**Task requirements**: Write out the listing, please, but only from its first line through the line containing "series_widths = [2.5, 2.0, 1.7, 2.4, 2.8]", exactly as given and without pictures.

**Supplied material**:

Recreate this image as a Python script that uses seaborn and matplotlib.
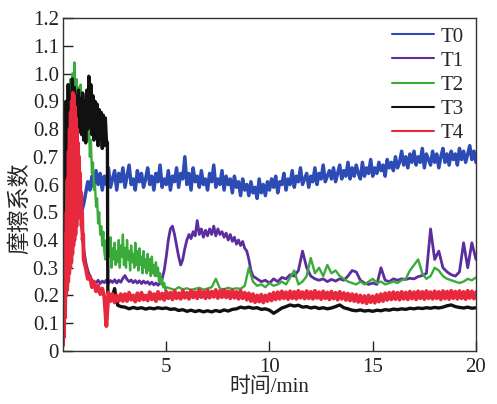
import numpy as np
import pandas as pd
import matplotlib
matplotlib.use("Agg")
import matplotlib.pyplot as plt
from matplotlib.lines import Line2D
import seaborn as sns

# ---------------- data ----------------
series_names = ["T0", "T1", "T2", "T3", "T4"]
series_colors = ["#2d4bb5", "#5b2d9e", "#3aaa3a", "#111111", "#e8283c"]
series_widths = [2.5, 2.0, 1.7, 2.4, 2.8]

x_ticks = [5, 10, 15, 20]
x_tick_labels = ["5", "10", "15", "20"]
y_ticks = [0, 0.1, 0.2, 0.3, 0.4, 0.5, 0.6, 0.7, 0.8, 0.9, 1.0, 1.1, 1.2]
y_tick_labels = ["0", "0.1", "0.2", "0.3", "0.4", "0.5", "0.6", "0.7", "0.8",
                 "0.9", "1.0", "1.1", "1.2"]

# T0 : sampled every 0.1 min, 0 .. 20 min
t0_time = np.round(np.linspace(0, 20, 201), 3)
t0_cof = [
    0.30, 0.55, 0.72, 0.70, 0.68, 0.62, 0.58, 0.55, 0.52, 0.50,
    0.53, 0.57, 0.61, 0.58, 0.63, 0.59, 0.65, 0.60, 0.64, 0.58,
    0.63, 0.60, 0.66, 0.59, 0.62, 0.65, 0.58, 0.64, 0.61, 0.66,
    0.59, 0.63, 0.67, 0.60, 0.62, 0.58, 0.65, 0.61, 0.64, 0.59,
    0.62, 0.66, 0.60, 0.63, 0.58, 0.64, 0.61, 0.67, 0.59, 0.62,
    0.60, 0.65, 0.58, 0.63, 0.61, 0.66, 0.59, 0.64, 0.62, 0.70,
    0.60, 0.64, 0.58, 0.66, 0.61, 0.63, 0.59, 0.65, 0.60, 0.62,
    0.58, 0.64, 0.61, 0.67, 0.59, 0.62, 0.60, 0.65, 0.58, 0.63,
    0.60, 0.62, 0.57, 0.63, 0.59, 0.61, 0.56, 0.62, 0.58, 0.60,
    0.56, 0.61, 0.57, 0.59, 0.55, 0.62, 0.57, 0.60, 0.56, 0.61,
    0.58, 0.62, 0.59, 0.63, 0.57, 0.61, 0.60, 0.64, 0.58, 0.62,
    0.60, 0.65, 0.59, 0.63, 0.61, 0.66, 0.60, 0.62, 0.64, 0.59,
    0.63, 0.61, 0.66, 0.60, 0.64, 0.62, 0.67, 0.61, 0.63, 0.65,
    0.62, 0.66, 0.61, 0.64, 0.67, 0.62, 0.65, 0.63, 0.68, 0.62,
    0.66, 0.63, 0.67, 0.64, 0.62, 0.68, 0.63, 0.66, 0.64, 0.69,
    0.63, 0.66, 0.64, 0.68, 0.65, 0.67, 0.63, 0.69, 0.66, 0.68,
    0.65, 0.70, 0.66, 0.68, 0.72, 0.67, 0.70, 0.66, 0.71, 0.68,
    0.72, 0.67, 0.70, 0.68, 0.73, 0.66, 0.71, 0.69, 0.67, 0.72,
    0.68, 0.71, 0.66, 0.70, 0.73, 0.68, 0.71, 0.67, 0.72, 0.69,
    0.71, 0.67, 0.73, 0.69, 0.72, 0.68, 0.71, 0.74, 0.69, 0.72, 0.68,
]

# T1
t1_time = np.concatenate([np.round(np.linspace(0.9, 9.4, 86), 3),
                          np.round(np.linspace(9.6, 20, 53), 3)])
t1_cof = [
    0.45, 0.37, 0.32, 0.29, 0.27, 0.255, 0.25,
    0.245, 0.255, 0.243, 0.252, 0.246, 0.256, 0.244, 0.254, 0.247, 0.257,
    0.245, 0.255, 0.248, 0.262, 0.272, 0.258, 0.25, 0.256, 0.246, 0.254,
    0.245, 0.253, 0.243, 0.252, 0.244, 0.25, 0.24, 0.248, 0.238, 0.245,
    0.237, 0.245, 0.26,
    0.29, 0.34, 0.40, 0.44, 0.45, 0.42, 0.38, 0.34, 0.31, 0.33,
    0.37, 0.40, 0.42, 0.405, 0.43, 0.415, 0.47, 0.42, 0.44, 0.41,
    0.435, 0.415, 0.44, 0.42, 0.45, 0.415, 0.44, 0.42, 0.43, 0.41,
    0.425, 0.40, 0.42, 0.395, 0.41, 0.385, 0.40, 0.38, 0.395, 0.37,
    0.36, 0.33, 0.29, 0.27, 0.265, 0.26,
    0.25, 0.255, 0.245, 0.26, 0.25, 0.265, 0.26, 0.275, 0.27, 0.29,
    0.36, 0.30, 0.27, 0.26, 0.255, 0.26, 0.25, 0.258, 0.252, 0.26,
    0.255, 0.27, 0.29, 0.285, 0.255, 0.245, 0.24, 0.245, 0.24, 0.30,
    0.255, 0.25, 0.26, 0.255, 0.26, 0.258, 0.262, 0.26, 0.268, 0.272,
    0.28, 0.44, 0.33, 0.36, 0.30, 0.285, 0.275, 0.27, 0.285, 0.39,
    0.30, 0.39, 0.33,
]

# T2
t2_time = np.concatenate([np.round(np.linspace(0, 5.0, 101), 3),
                          np.round(np.linspace(5.2, 20, 75), 3)])
t2_cof = [
    0.02, 0.35, 0.70, 0.88, 0.80, 0.95, 0.86, 0.98, 0.90, 1.00,
    0.92, 1.04, 0.90, 0.98, 0.86, 0.95, 0.85, 0.96, 0.84, 0.93,
    0.82, 0.92, 0.80, 0.90, 0.76, 0.84, 0.70, 0.76, 0.64, 0.68,
    0.58, 0.60, 0.52, 0.55, 0.46, 0.50, 0.42, 0.45, 0.38, 0.43,
    0.36,
    0.33, 0.40, 0.31, 0.38, 0.34, 0.41, 0.30, 0.37, 0.33, 0.39,
    0.31, 0.36, 0.32, 0.40, 0.30, 0.38, 0.34, 0.42, 0.31, 0.37,
    0.30, 0.40, 0.33, 0.36, 0.29, 0.38, 0.32, 0.35, 0.30, 0.39,
    0.31, 0.36, 0.29, 0.37, 0.31, 0.34, 0.28, 0.36, 0.30, 0.33,
    0.28, 0.35, 0.29, 0.33, 0.27, 0.34, 0.28, 0.31, 0.27, 0.32,
    0.27, 0.30, 0.25, 0.28, 0.24, 0.26, 0.23, 0.245, 0.22, 0.23,
    0.225, 0.22, 0.23, 0.222, 0.226, 0.22, 0.224, 0.228, 0.221, 0.225,
    0.23, 0.26, 0.225, 0.222, 0.228, 0.223, 0.226, 0.224, 0.235, 0.30,
    0.25, 0.235, 0.24, 0.23, 0.245, 0.235, 0.24, 0.25, 0.24, 0.265,
    0.29, 0.24, 0.25, 0.27, 0.335, 0.28, 0.30, 0.27, 0.31, 0.28,
    0.29, 0.27, 0.26, 0.25, 0.245, 0.24, 0.25, 0.24, 0.25, 0.26,
    0.245, 0.25, 0.24, 0.245, 0.25, 0.245, 0.255, 0.26, 0.29, 0.31,
    0.33, 0.28, 0.26, 0.27, 0.30, 0.29, 0.27, 0.26, 0.255, 0.25,
    0.245, 0.25, 0.26, 0.255, 0.265,
]

# T3
t3_time = np.concatenate([np.round(np.linspace(0, 2.15, 44), 3),
                          [2.17, 2.3, 2.4, 2.5, 2.55, 2.65, 2.8],
                          np.round(np.linspace(3.0, 20, 86), 3)])
t3_cof = [
    0.30, 0.72, 0.62, 0.90, 0.70, 0.96, 0.78, 0.93, 0.80, 0.98,
    0.84, 0.95, 0.82, 0.92, 0.80, 0.94, 0.79, 0.91, 0.78, 0.93,
    0.76, 0.90, 0.75, 0.94, 0.80, 0.99, 0.82, 0.96, 0.78, 0.92,
    0.76, 0.90, 0.77, 0.89, 0.74, 0.87, 0.76, 0.86, 0.73, 0.85,
    0.74, 0.84, 0.76, 0.75,
    0.21, 0.19, 0.20, 0.225, 0.20, 0.165, 0.16,
    0.158, 0.152, 0.157, 0.153, 0.156, 0.151, 0.155, 0.152, 0.156, 0.153,
    0.155, 0.15, 0.152, 0.146, 0.149, 0.143, 0.147, 0.142, 0.146, 0.141,
    0.145, 0.141, 0.146, 0.142, 0.148, 0.144, 0.15, 0.152, 0.158, 0.155,
    0.158, 0.154, 0.156, 0.15, 0.152, 0.147, 0.136, 0.145, 0.155, 0.16,
    0.166, 0.162, 0.165, 0.158, 0.16, 0.155, 0.158, 0.153, 0.156, 0.152,
    0.155, 0.16, 0.166, 0.156, 0.152, 0.147, 0.145, 0.148, 0.144, 0.146,
    0.143, 0.147, 0.145, 0.149, 0.147, 0.151, 0.149, 0.152, 0.15, 0.154,
    0.152, 0.155, 0.153, 0.156, 0.154, 0.157, 0.155, 0.158, 0.163, 0.166,
    0.16, 0.157, 0.155, 0.158, 0.154, 0.156,
]

# T4
t4_time = np.concatenate([np.round(np.linspace(0, 1.0, 41), 3),
                          np.round(np.linspace(1.1, 20, 190), 3)])
t4_cof = [
    0.02, 0.18, 0.05, 0.30, 0.12, 0.42, 0.20, 0.50, 0.22, 0.62,
    0.25, 0.72, 0.28, 0.80, 0.30, 0.86, 0.32, 0.90, 0.35, 0.93,
    0.38, 0.92, 0.40, 0.88, 0.42, 0.84, 0.45, 0.80, 0.48, 0.75,
    0.50, 0.70, 0.50, 0.64, 0.48, 0.57, 0.45, 0.50, 0.40, 0.42,
    0.33,
    0.30, 0.26, 0.27, 0.23, 0.25, 0.215, 0.235, 0.205, 0.225,
    0.195, 0.09, 0.21, 0.18, 0.205, 0.175, 0.20, 0.18, 0.205, 0.18,
    0.205, 0.18, 0.21, 0.185, 0.20, 0.178, 0.208, 0.183, 0.21, 0.185,
    0.20, 0.182, 0.212, 0.186, 0.205, 0.18, 0.213, 0.188, 0.207, 0.184,
    0.214, 0.19, 0.21, 0.186, 0.216, 0.19, 0.208, 0.188, 0.217, 0.192,
    0.21, 0.188, 0.218, 0.193, 0.212, 0.19, 0.22, 0.194, 0.213, 0.19,
    0.219, 0.192, 0.214, 0.195, 0.22, 0.191, 0.216, 0.194, 0.221, 0.193,
    0.215, 0.19, 0.219, 0.192, 0.213, 0.188, 0.217, 0.19, 0.21, 0.185,
    0.208, 0.18, 0.205, 0.176, 0.20, 0.178, 0.203, 0.175, 0.20, 0.18,
    0.205, 0.182, 0.21, 0.186, 0.212, 0.188, 0.215, 0.19, 0.212, 0.187,
    0.215, 0.19, 0.213, 0.188, 0.217, 0.192, 0.212, 0.189, 0.216, 0.19,
    0.213, 0.188, 0.217, 0.191, 0.212, 0.187, 0.215, 0.19, 0.211, 0.186,
    0.214, 0.189, 0.21, 0.185, 0.213, 0.188, 0.209, 0.184, 0.207, 0.182,
    0.205, 0.18, 0.203, 0.177, 0.20, 0.175, 0.198, 0.172, 0.20, 0.176,
    0.197, 0.174, 0.202, 0.178, 0.205, 0.18, 0.208, 0.184, 0.21, 0.186,
    0.212, 0.187, 0.21, 0.185, 0.213, 0.188, 0.211, 0.186, 0.214, 0.189,
    0.212, 0.186, 0.215, 0.19, 0.213, 0.187, 0.216, 0.19, 0.212, 0.188,
    0.215, 0.19, 0.213, 0.186, 0.216, 0.189, 0.214, 0.187, 0.217, 0.19,
    0.214, 0.188, 0.216, 0.19, 0.213, 0.187, 0.217, 0.191, 0.215, 0.189, 0.212,
]

series_times = [t0_time, t1_time, t2_time, t3_time, t4_time]
series_values = [t0_cof, t1_cof, t2_cof, t3_cof, t4_cof]

# ---------------- plot ----------------
sns.set_style("ticks")
plt.rcParams["font.family"] = ["Liberation Serif", "Noto Sans CJK SC"]

fig = plt.figure(figsize=(4.97, 4.04), dpi=100)
ax = fig.add_axes([0.1268, 0.1312, 0.8309, 0.8242])

for name, tt, vv, col, lw in zip(series_names, series_times, series_values,
                                 series_colors, series_widths):
    df = pd.DataFrame({"time": tt, "cof": vv})
    sns.lineplot(data=df, x="time", y="cof", estimator=None, sort=False,
                 color=col, linewidth=lw, ax=ax, legend=False)

ax.set_xlim(0, 20)
ax.set_ylim(0, 1.2)
ax.set_xticks(x_ticks)
ax.set_xticklabels(x_tick_labels)
ax.set_yticks(y_ticks)
ax.set_yticklabels(y_tick_labels)
ax.tick_params(axis="both", direction="in", length=7, width=1,
               labelsize=15, colors="#222222")
ax.tick_params(axis="x", pad=5)
ax.tick_params(axis="y", pad=3)
for sp in ax.spines.values():
    sp.set_visible(True)
    sp.set_linewidth(1.0)
    sp.set_color("#333333")

ax.set_xlabel("时间/min", fontsize=15, family=["Liberation Serif", "Noto Sans CJK SC"],
              labelpad=0)
ax.set_ylabel("摩擦系数", fontsize=16.5, family=["Noto Sans CJK SC"])
ax.yaxis.set_label_coords(-0.078, 0.43)

handles = [Line2D([0], [0], color=c, lw=1.5) for c in series_colors]
ax.legend(handles, series_names, loc="upper right", frameon=False,
          fontsize=15, handlelength=2.0, handletextpad=0.3,
          labelspacing=0.22, borderaxespad=0.0, bbox_to_anchor=(0.99, 0.998))

fig.savefig("out.png", dpi=100)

**Reply**:
Recreate this image as a Python script that uses seaborn and matplotlib.
import numpy as np
import pandas as pd
import matplotlib
matplotlib.use("Agg")
import matplotlib.pyplot as plt
from matplotlib.lines import Line2D
import seaborn as sns

# ---------------- data ----------------
series_names = ["T0", "T1", "T2", "T3", "T4"]
series_colors = ["#2d4bb5", "#5b2d9e", "#3aaa3a", "#111111", "#e8283c"]
series_widths = [2.5, 2.0, 1.7, 2.4, 2.8]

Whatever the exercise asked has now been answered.